DATASET ROWS:
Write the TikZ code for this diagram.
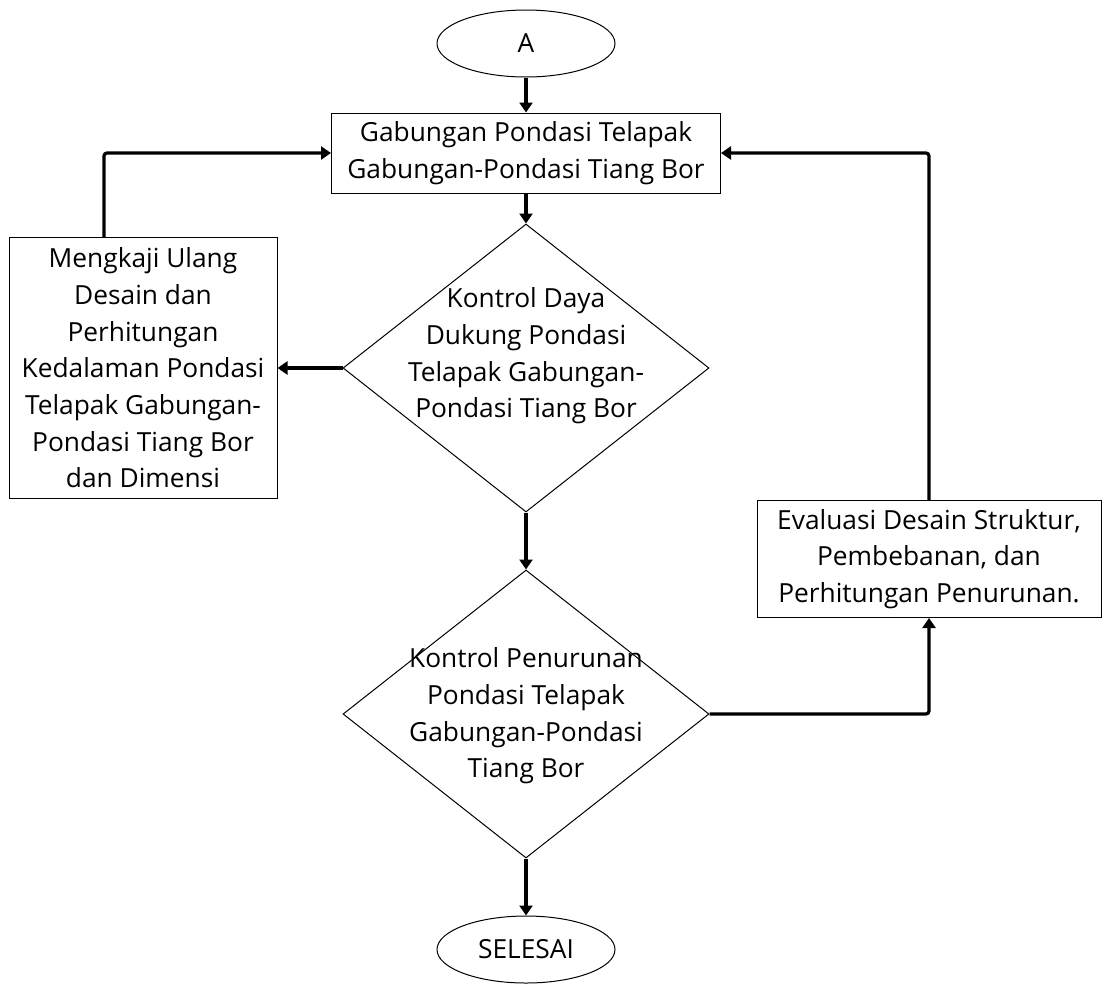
* * *
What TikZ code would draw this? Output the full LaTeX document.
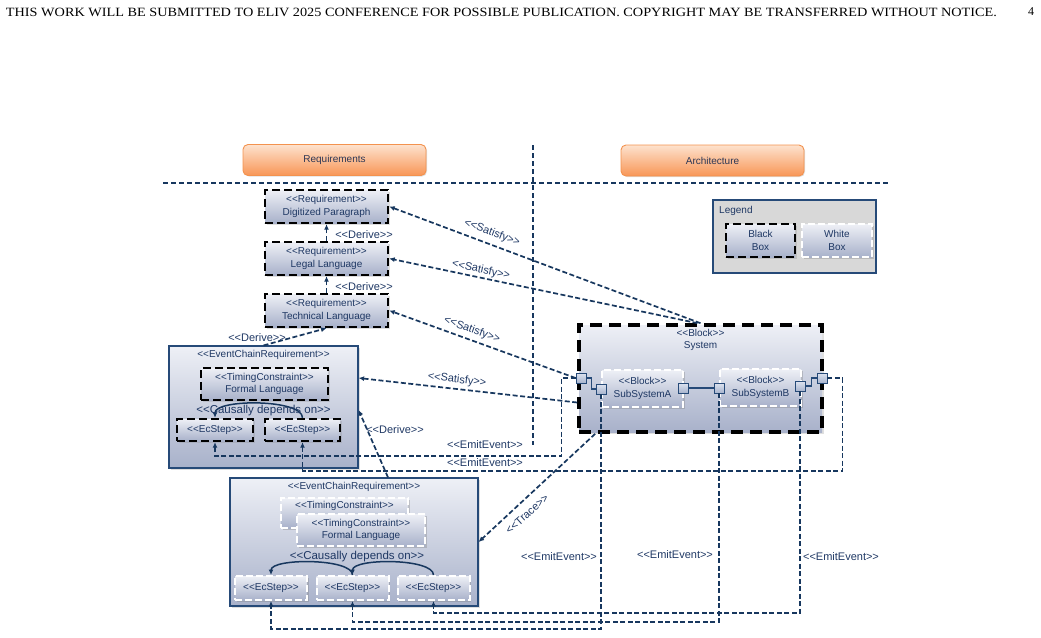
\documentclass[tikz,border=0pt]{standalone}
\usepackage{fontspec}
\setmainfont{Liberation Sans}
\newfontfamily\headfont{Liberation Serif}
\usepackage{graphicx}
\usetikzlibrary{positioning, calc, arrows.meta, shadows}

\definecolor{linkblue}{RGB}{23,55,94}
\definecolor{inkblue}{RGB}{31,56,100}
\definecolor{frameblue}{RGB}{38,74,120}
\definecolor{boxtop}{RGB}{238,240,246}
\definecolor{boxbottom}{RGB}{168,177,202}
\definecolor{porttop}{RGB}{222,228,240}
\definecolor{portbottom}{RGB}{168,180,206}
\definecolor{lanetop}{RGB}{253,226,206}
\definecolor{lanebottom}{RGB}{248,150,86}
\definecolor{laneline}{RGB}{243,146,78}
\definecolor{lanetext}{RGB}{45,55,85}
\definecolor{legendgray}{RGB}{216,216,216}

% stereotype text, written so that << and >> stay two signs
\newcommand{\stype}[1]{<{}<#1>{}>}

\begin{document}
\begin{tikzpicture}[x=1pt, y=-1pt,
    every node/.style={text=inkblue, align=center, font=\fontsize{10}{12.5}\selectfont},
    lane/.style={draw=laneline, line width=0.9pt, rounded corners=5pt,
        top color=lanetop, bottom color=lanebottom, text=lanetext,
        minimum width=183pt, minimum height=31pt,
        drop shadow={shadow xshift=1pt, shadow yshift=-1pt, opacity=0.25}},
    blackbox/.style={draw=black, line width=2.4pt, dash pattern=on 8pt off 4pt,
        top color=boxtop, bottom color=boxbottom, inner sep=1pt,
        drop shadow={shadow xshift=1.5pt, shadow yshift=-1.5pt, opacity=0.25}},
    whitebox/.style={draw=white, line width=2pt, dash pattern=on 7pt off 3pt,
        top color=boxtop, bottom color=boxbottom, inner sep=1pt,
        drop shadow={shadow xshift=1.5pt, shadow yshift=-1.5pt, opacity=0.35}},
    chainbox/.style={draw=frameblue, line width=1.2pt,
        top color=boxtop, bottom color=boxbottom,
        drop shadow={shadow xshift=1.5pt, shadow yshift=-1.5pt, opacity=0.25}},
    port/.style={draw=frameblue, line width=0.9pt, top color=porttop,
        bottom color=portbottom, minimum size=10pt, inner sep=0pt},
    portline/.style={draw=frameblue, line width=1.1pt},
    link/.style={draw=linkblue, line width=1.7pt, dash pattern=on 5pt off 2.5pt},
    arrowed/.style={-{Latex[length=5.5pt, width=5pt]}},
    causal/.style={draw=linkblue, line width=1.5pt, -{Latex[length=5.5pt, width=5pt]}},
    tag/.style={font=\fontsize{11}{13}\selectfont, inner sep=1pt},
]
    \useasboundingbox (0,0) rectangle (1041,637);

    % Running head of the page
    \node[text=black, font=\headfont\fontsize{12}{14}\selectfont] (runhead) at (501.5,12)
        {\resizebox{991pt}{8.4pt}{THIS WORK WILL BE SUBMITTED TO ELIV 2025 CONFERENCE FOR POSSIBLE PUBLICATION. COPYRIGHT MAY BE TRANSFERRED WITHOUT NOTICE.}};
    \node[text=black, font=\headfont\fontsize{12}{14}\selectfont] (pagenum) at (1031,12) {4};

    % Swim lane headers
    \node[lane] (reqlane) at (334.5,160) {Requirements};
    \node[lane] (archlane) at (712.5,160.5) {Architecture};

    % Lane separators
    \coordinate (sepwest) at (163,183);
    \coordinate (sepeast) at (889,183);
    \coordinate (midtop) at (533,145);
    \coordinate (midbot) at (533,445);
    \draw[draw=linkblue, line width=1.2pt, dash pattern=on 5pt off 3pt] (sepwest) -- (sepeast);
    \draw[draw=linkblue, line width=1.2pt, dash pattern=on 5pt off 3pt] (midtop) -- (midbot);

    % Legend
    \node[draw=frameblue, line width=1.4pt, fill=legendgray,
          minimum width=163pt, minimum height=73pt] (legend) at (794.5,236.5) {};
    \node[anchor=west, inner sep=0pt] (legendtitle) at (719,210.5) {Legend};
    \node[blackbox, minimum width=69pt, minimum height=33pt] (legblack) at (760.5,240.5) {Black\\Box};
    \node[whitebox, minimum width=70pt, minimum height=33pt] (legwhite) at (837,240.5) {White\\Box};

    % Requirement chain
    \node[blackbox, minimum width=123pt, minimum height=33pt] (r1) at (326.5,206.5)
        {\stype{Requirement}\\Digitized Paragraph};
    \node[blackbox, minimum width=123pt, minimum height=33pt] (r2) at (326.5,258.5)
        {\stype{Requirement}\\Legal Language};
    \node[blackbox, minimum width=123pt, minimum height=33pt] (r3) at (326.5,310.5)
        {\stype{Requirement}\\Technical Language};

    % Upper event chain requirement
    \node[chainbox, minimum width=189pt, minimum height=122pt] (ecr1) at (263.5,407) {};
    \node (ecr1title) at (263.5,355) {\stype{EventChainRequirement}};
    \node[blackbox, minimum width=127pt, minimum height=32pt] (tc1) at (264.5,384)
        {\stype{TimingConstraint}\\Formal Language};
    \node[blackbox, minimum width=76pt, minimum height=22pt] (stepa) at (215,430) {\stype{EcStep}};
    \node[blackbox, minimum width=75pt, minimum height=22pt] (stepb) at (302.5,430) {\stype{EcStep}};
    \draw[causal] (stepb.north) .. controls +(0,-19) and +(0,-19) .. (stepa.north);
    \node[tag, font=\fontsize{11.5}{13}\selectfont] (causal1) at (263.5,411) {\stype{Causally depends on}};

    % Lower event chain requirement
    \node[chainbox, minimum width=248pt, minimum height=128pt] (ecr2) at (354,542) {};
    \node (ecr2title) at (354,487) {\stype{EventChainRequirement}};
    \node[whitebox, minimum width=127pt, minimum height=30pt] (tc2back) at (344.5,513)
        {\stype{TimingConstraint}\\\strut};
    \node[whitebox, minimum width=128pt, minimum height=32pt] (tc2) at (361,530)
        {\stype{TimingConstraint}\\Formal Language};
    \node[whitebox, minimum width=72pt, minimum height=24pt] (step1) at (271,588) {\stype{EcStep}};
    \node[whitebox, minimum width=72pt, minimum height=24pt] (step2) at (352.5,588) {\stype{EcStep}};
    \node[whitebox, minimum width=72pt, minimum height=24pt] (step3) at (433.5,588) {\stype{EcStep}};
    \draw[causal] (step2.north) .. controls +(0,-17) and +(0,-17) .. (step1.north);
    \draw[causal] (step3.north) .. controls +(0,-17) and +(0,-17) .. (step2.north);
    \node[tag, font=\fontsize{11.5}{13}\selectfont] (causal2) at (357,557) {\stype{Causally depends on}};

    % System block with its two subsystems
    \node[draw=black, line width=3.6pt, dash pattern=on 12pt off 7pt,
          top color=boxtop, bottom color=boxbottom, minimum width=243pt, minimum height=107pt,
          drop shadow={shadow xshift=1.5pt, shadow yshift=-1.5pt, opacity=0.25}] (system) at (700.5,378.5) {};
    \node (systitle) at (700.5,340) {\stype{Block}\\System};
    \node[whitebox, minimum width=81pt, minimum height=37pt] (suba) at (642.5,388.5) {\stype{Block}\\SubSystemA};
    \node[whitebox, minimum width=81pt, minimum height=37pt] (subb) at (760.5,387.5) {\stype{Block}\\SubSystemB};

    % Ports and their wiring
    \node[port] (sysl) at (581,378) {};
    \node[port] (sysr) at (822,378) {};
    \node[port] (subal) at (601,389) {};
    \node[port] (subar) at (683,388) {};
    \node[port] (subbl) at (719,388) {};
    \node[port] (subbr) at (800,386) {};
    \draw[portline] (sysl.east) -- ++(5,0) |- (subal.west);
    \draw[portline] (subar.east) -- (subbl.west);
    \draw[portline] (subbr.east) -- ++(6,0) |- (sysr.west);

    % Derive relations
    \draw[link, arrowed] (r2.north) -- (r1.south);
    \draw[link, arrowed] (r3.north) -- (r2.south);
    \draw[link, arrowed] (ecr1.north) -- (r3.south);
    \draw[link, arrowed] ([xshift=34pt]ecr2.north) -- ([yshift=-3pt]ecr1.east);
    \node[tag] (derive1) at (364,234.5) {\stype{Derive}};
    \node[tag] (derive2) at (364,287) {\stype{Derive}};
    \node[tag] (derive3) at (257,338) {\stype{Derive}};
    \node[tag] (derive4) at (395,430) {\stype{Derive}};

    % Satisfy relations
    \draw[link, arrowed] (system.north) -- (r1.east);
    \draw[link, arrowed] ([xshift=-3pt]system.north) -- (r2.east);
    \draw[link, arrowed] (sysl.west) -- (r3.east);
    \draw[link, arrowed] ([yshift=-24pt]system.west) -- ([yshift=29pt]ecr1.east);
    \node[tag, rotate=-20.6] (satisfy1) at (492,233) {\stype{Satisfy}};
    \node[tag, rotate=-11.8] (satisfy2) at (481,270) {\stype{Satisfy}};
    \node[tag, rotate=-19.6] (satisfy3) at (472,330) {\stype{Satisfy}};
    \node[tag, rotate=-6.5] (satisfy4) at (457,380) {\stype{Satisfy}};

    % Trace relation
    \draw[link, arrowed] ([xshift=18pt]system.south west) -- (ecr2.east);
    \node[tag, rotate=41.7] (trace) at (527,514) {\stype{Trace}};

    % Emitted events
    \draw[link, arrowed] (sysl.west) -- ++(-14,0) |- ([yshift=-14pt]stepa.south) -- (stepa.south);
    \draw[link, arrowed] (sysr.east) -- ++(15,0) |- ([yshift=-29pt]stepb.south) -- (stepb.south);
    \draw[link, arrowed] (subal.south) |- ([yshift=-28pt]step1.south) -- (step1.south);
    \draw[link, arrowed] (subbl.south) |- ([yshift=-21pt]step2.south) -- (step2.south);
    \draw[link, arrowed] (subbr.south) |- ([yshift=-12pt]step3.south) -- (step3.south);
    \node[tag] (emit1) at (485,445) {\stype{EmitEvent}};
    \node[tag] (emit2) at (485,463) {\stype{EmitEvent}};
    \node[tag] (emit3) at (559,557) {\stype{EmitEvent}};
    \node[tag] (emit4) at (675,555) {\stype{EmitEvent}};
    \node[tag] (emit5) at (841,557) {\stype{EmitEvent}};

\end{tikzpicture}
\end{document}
==
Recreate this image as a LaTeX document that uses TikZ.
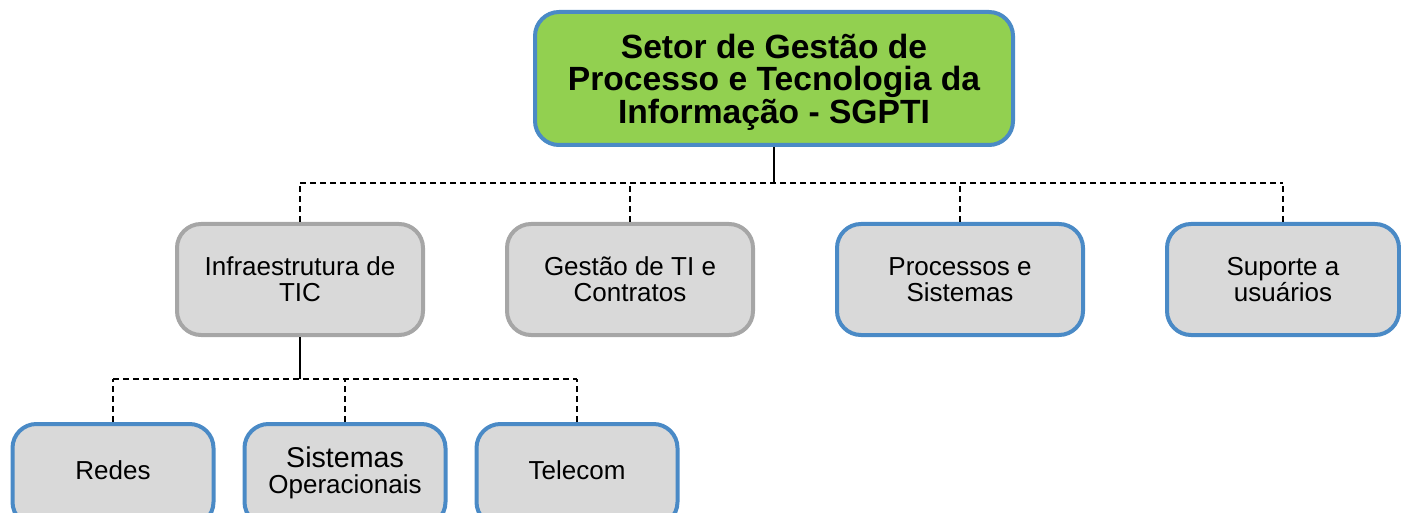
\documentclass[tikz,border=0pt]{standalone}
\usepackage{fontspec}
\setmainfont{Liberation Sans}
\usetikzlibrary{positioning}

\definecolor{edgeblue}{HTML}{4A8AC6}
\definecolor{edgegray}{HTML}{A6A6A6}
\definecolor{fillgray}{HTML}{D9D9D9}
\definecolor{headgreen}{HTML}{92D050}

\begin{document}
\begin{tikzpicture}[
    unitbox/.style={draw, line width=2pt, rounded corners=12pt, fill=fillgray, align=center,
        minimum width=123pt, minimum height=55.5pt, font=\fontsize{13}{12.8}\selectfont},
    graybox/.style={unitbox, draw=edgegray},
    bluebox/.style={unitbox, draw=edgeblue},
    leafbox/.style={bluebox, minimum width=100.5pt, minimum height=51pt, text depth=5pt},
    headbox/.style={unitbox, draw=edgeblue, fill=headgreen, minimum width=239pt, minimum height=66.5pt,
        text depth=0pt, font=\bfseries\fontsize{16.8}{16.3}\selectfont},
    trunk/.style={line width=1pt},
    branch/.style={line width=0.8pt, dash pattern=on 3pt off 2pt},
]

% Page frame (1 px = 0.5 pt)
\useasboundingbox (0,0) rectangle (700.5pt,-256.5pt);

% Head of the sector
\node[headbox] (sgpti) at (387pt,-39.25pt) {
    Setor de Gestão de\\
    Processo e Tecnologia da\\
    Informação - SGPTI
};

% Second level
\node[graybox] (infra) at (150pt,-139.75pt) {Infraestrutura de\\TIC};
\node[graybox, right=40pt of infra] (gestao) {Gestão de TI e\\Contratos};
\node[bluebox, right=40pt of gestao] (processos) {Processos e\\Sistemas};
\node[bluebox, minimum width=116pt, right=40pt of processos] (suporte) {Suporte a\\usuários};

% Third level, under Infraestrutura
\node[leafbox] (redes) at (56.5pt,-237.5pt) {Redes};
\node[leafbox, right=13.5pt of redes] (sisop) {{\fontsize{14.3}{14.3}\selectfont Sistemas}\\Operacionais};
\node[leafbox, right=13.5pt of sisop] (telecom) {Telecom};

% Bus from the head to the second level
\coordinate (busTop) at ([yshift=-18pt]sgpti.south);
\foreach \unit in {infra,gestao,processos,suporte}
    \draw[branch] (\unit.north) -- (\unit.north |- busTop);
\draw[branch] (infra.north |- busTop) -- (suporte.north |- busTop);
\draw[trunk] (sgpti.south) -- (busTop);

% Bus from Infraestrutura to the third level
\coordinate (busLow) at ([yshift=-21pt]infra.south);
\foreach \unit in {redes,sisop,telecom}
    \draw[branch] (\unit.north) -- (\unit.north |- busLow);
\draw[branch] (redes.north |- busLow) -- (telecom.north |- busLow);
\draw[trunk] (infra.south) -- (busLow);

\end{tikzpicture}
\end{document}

EXERCISE OBJECTIVE:
Copy all lines in the listing above where the string "that" appears.

THE COMPLETED TASK:
% stereotype text, written so that << and >> stay two signs
Recreate this image as a LaTeX document that uses TikZ.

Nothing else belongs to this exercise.